THE TASK>
Only the lines from the line containing "What matplotlib code" through the line containing "import matplotlib.pyplot as plt" should be reproduced, please, with no pictures.

DATA TO PROCESS>
= = = = = = =

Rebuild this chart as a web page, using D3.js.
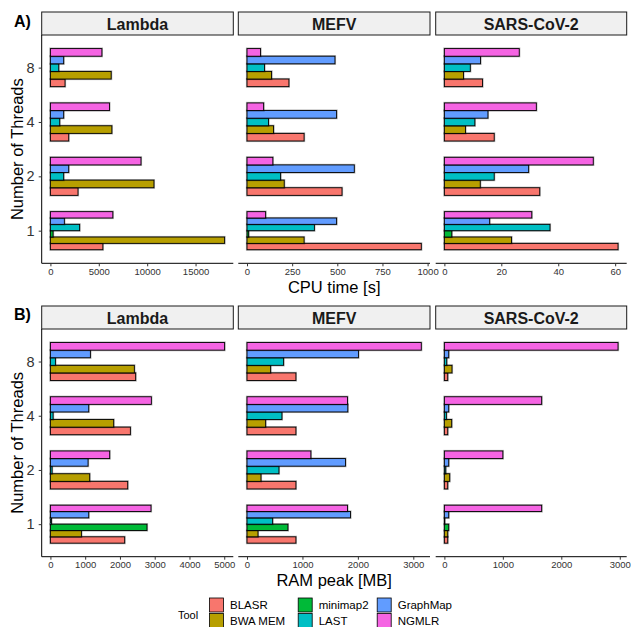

= = = = = = =

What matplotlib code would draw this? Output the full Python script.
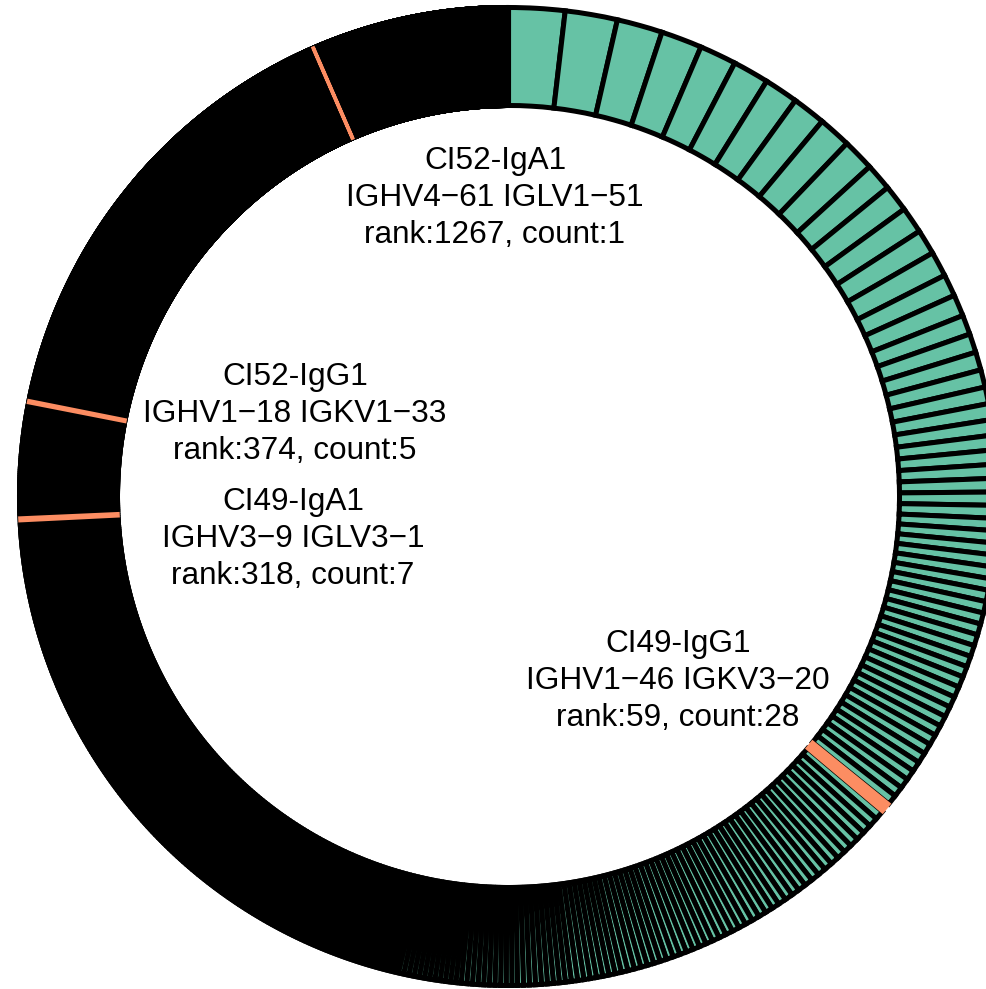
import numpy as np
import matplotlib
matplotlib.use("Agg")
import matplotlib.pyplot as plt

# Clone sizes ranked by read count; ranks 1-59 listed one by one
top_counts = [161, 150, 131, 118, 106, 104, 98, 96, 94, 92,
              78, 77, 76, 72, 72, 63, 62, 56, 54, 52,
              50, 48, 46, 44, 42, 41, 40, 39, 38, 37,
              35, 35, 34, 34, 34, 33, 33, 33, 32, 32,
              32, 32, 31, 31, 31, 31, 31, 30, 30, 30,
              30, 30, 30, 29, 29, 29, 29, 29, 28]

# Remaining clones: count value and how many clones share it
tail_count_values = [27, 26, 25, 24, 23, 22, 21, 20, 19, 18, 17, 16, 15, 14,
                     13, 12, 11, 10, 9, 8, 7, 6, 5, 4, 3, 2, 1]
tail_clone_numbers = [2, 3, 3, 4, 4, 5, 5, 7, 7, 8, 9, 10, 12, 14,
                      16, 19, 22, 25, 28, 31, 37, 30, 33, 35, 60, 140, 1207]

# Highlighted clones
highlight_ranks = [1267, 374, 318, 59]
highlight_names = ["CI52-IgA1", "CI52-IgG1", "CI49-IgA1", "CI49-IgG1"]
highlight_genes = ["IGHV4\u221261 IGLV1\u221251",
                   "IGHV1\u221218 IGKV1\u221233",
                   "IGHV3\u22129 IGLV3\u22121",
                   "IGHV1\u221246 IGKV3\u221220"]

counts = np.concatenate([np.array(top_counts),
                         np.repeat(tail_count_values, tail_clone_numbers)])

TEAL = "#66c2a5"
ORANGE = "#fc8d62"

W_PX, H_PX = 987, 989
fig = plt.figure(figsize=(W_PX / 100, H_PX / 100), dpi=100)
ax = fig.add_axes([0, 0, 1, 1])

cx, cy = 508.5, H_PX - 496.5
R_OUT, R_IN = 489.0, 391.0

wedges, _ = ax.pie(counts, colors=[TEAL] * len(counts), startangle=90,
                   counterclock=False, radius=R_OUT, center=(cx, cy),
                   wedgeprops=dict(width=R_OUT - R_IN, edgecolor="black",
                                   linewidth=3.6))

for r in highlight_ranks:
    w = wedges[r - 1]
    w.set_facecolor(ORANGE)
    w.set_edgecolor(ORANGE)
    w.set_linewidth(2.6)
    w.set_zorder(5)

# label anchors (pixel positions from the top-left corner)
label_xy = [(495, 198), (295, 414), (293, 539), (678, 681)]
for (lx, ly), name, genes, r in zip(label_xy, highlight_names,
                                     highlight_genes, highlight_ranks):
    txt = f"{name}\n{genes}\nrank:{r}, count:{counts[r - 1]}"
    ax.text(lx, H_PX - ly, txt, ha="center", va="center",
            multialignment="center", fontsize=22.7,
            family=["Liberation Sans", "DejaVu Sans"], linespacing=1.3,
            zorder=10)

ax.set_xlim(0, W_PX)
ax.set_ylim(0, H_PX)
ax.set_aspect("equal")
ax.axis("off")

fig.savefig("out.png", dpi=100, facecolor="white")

= = = = = = =

COMPLETED EXERCISE>
What matplotlib code would draw this? Output the full Python script.
import numpy as np
import matplotlib
matplotlib.use("Agg")
import matplotlib.pyplot as plt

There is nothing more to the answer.